◆ TO BE DONE
Pictures excluded, return the lines below from the first through the line holding "const BLUE = '#3366ff';".
## begin
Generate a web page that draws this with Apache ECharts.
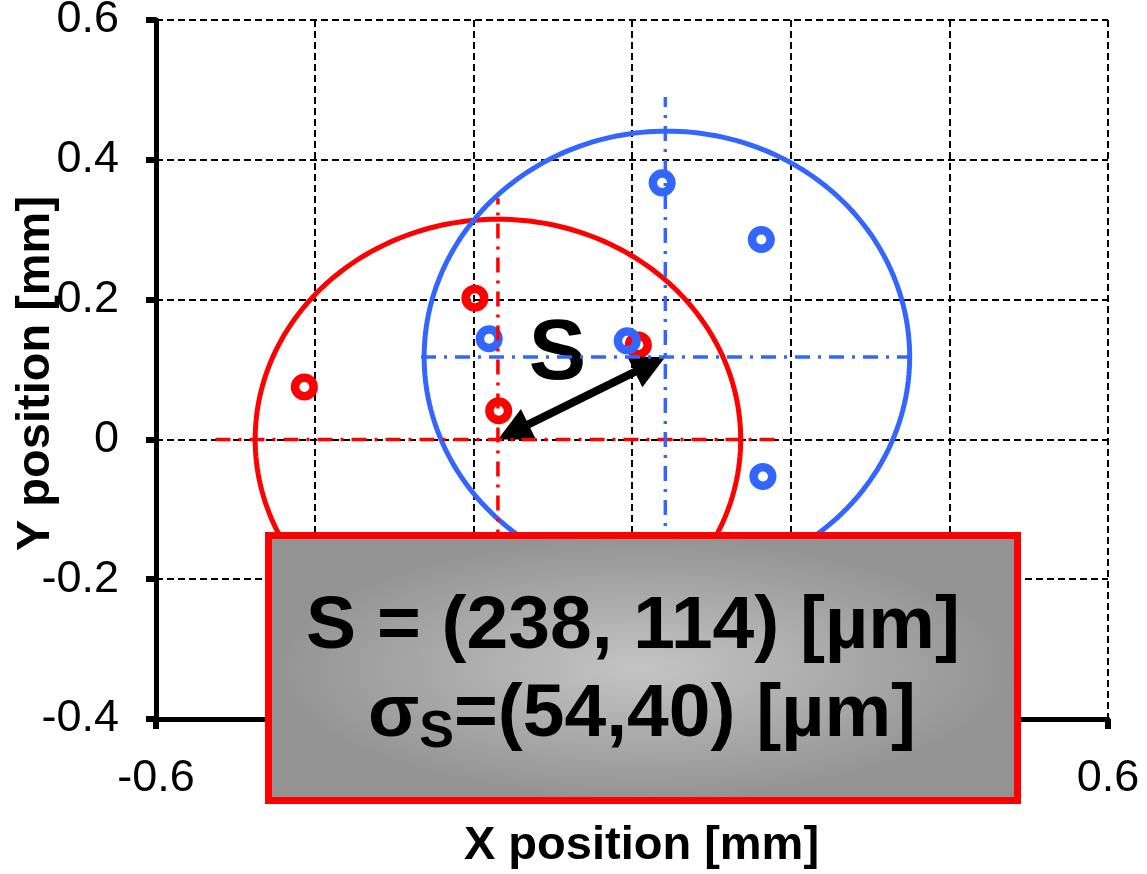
<!DOCTYPE html>
<html><head><meta charset="utf-8">
<script src="https://cdn.jsdelivr.net/npm/echarts@6/dist/echarts.min.js"></script>
<style>html,body{margin:0;padding:0;background:#fff}#c{width:1147px;height:874px}</style>
</head><body><div id="c"></div>
<script>
const FONT = "'Liberation Sans', Arial, sans-serif";
const RED = '#ff0000';
const BLUE = '#3366ff';

// measured points
const redPoints = [[-0.413, 0.075], [-0.198, 0.202], [-0.168, 0.041], [0.008, 0.135]];
const bluePoints = [[0.038, 0.367], [0.163, 0.286], [-0.180, 0.144], [-0.006, 0.141], [0.165, -0.053]];
// fitted centres and radii [cx, cy, rx, ry]
const redCenter = [-0.169, 0];
const blueCenter = [0.042, 0.118];
const redEllipse = [[-0.169, 0, 0.306, 0.315]];
const blueEllipse = [[0.044, 0.118, 0.306, 0.323]];
// centre cross lines
const redCrossH = [[-0.525, 0], [0.19, 0]];
const redCrossV = [[-0.169, -0.345], [-0.169, 0.345]];
const blueCrossH = [[-0.266, 0.118], [0.348, 0.118]];
const blueCrossV = [[0.042, -0.254], [0.042, 0.49]];
// shift arrow and label
const arrowData = [[redCenter[0], redCenter[1], blueCenter[0], blueCenter[1]]];
const sLabel = [[-0.094, 0.12, 'S']];
// axes
const xRange = { min: -0.6, max: 0.6, interval: 0.2 };
const yRange = { min: -0.4, max: 0.6, interval: 0.2 };
// texts
const xTitle = 'X position [mm]';
const yTitle = 'Y position [mm]';
const boxLine1 = 'S = (238, 114) [µm]';
const boxLine2 = '{a|σ}{b|S}{a|=(54,40) [µm]}';

function ellipseItem(color) {
  return function (params, api) {
    const c = api.coord([api.value(0), api.value(1)]);
    const s = api.size([api.value(2), api.value(3)]);
    const pts = [];
    for (let i = 0; i < 240; i++) {
      const t = i / 240 * 2 * Math.PI;
      pts.push([c[0] + s[0] * Math.cos(t), c[1] + s[1] * Math.sin(t)]);
    }
    return { type: 'polygon', shape: { points: pts }, style: { fill: null, stroke: color, lineWidth: 5 } };
  };
}
function ringItem(color) {
  return function (params, api) {
    const c = api.coord([api.value(0), api.value(1)]);
    return { type: 'circle', shape: { cx: c[0], cy: c[1], r: 9.3 }, style: { fill: null, stroke: color, lineWidth: 8.5 } };
  };
}
function arrowItem(params, api) {
  const p1 = api.coord([api.value(0), api.value(1)]);
  const p2 = api.coord([api.value(2), api.value(3)]);
  const dx = p2[0] - p1[0], dy = p2[1] - p1[1];
  const len = Math.hypot(dx, dy);
  const ux = dx / len, uy = dy / len, nx = -uy, ny = ux;
  const L = 34, W = 17;
  const head = (tip, dir) => {
    const bx = tip[0] - dir * ux * L, by = tip[1] - dir * uy * L;
    return [[tip[0], tip[1]], [bx + nx * W, by + ny * W], [bx - nx * W, by - ny * W]];
  };
  return { type: 'group', children: [
    { type: 'line', shape: { x1: p1[0] + ux * L * 0.8, y1: p1[1] + uy * L * 0.8, x2: p2[0] - ux * L * 0.8, y2: p2[1] - uy * L * 0.8 }, style: { stroke: '#000', lineWidth: 8 } },
    { type: 'polygon', shape: { points: head(p2, 1) }, style: { fill: '#000' } },
    { type: 'polygon', shape: { points: head(p1, -1) }, style: { fill: '#000' } }
  ] };
}
function textItem(params, api) {
  const c = api.coord([api.value(0), api.value(1)]);
  return { type: 'text', x: c[0], y: c[1],
    style: { text: sLabel[params.dataIndex][2], fill: '#000', font: 'bold 86px ' + FONT, textAlign: 'center', textVerticalAlign: 'middle' } };
}
function crossLine(data, color) {
  return { type: 'line', data: data, symbol: 'none', silent: true,
    lineStyle: { color: color, width: 3.5, type: [15, 8, 3, 8] } };
}
function points(data, color) {
  return { type: 'custom', data: data, renderItem: ringItem(color), encode: { x: 0, y: 1 }, silent: true };
}
const axisCommon = {
  type: 'value',
  axisLine: { onZero: false, lineStyle: { color: '#000', width: 5 } },
  axisTick: { show: true, length: 10, lineStyle: { color: '#000', width: 6 } },
  axisLabel: { fontSize: 45, color: '#000', fontFamily: FONT, margin: 37 },
  splitLine: { show: true, lineStyle: { color: '#000', width: 2, type: [7, 4] } },
  nameLocation: 'middle',
  nameMoveOverlap: false
};

const chart = echarts.init(document.getElementById('c'), null, { renderer: 'canvas' });
chart.setOption({
  animation: false,
  backgroundColor: '#fff',
  grid: { left: 156, right: 39, top: 20, bottom: 155, containLabel: false, outerBoundsMode: 'none' },
  xAxis: Object.assign({}, axisCommon, xRange, {
    name: xTitle, nameGap: 104,
    nameTextStyle: { fontSize: 47, fontWeight: 'bold', color: '#000', fontFamily: FONT, padding: [0, 0, 0, 19] }
  }),
  yAxis: Object.assign({}, axisCommon, yRange, {
    name: yTitle, nameGap: 96,
    nameTextStyle: { fontSize: 47, fontWeight: 'bold', color: '#000', fontFamily: FONT, padding: [0, 8, 0, 0] }
  }),
  series: [
    { type: 'custom', data: redEllipse, renderItem: ellipseItem(RED), encode: { x: 0, y: 1 }, silent: true },
    crossLine(redCrossH, RED),
    crossLine(redCrossV, RED),
    points(redPoints, RED),
    { type: 'custom', data: blueEllipse, renderItem: ellipseItem(BLUE), encode: { x: 0, y: 1 }, silent: true },
    crossLine(blueCrossH, BLUE),
    crossLine(blueCrossV, BLUE),
    points(bluePoints, BLUE),
    { type: 'custom', data: arrowData, renderItem: arrowItem, encode: { x: [0, 2], y: [1, 3] }, silent: true },
    { type: 'custom', data: sLabel, renderItem: textItem, encode: { x: 0, y: 1 }, silent: true }
  ],
  graphic: [
    { type: 'rect', z: 100, x: 268.5, y: 535.5, scaleX: 749 / 265, silent: true,
      shape: { x: 0, y: 0, width: 265, height: 265 },
      style: { fill: { type: 'radial', x: 0.5, y: 0.5, r: 0.5, colorStops: [{ offset: 0, color: '#c4c4c4' }, { offset: 1, color: '#939393' }] } } },
    { type: 'rect', z: 101, silent: true, shape: { x: 268.5, y: 535.5, width: 749, height: 265 },
      style: { fill: null, stroke: RED, lineWidth: 7 } },
    { type: 'text', z: 102, x: 633, y: 627, silent: true,
      style: { text: boxLine1, fill: '#000', font: 'bold 75px ' + FONT, textAlign: 'center', textVerticalAlign: 'middle' } },
    { type: 'text', z: 102, x: 642, y: 715, silent: true,
      style: { text: boxLine2, fill: '#000', textAlign: 'center', textVerticalAlign: 'middle',
        rich: {
          a: { fontSize: 75, fontWeight: 'bold', fontFamily: FONT, lineHeight: 88, verticalAlign: 'middle', textVerticalAlign: 'middle', fill: '#000', textFill: '#000' },
          b: { fontSize: 52, fontWeight: 'bold', fontFamily: FONT, lineHeight: 40, verticalAlign: 'bottom', textVerticalAlign: 'bottom', fill: '#000', textFill: '#000' }
        } } }
  ]
});
</script>
</body></html>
## end
◆ RESPONSE FOR THIS EXERCISE
Generate a web page that draws this with Apache ECharts.
<!DOCTYPE html>
<html><head><meta charset="utf-8">
<script src="https://cdn.jsdelivr.net/npm/echarts@6/dist/echarts.min.js"></script>
<style>html,body{margin:0;padding:0;background:#fff}#c{width:1147px;height:874px}</style>
</head><body><div id="c"></div>
<script>
const FONT = "'Liberation Sans', Arial, sans-serif";
const RED = '#ff0000';
const BLUE = '#3366ff';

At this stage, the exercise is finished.